Continuous Eval Pipelines
Evaluation is not a one-time event — it is a continuous pipeline that runs on every prompt change, gates deployments, detects regressions, and monitors production quality. This article builds the complete CI/CD evaluation pipeline: from GitHub Actions integration to quality gates, regression detection, and production monitoring with alerting.
Quick Reference
- →Run evals on every prompt/code change in CI — treat prompt changes like code changes
- →Quality gates: define minimum scores that must pass before deployment
- →Regression detection: compare new scores to a baseline and flag significant drops
- →Production monitoring: sample live traffic, score with automated judges, track trends
- →Alert thresholds: page humans when quality drops below critical levels
- →Store eval results in a time-series database for trend analysis
CI/CD for AI: Running Evals on Every Change
Prompt changes are code changes.

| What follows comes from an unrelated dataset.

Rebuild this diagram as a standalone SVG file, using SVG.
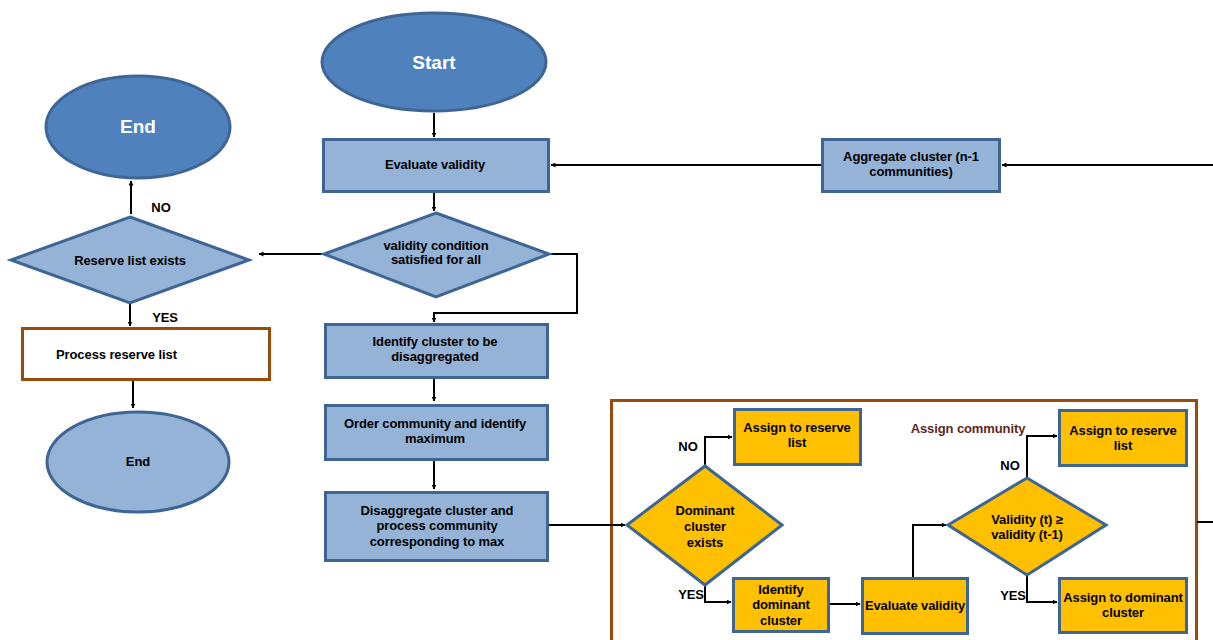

A one-word prompt modification can shift quality by 20%. Yet most teams treat prompts as configuration that bypasses CI/CD entirely. A mature AI team runs automated evaluations on every prompt change, just like they run tests on every code change. The eval pipeline should be fast enough for developer iteration (< 5 minutes for a core eval set) and comprehensive enough to catch regressions.
Store prompts in files tracked by git, not in databases or environment variables. This gives you diff visibility, branch-based testing, and the ability to run evals against any prompt version. A prompt change should produce a pull request with eval results in the PR comments.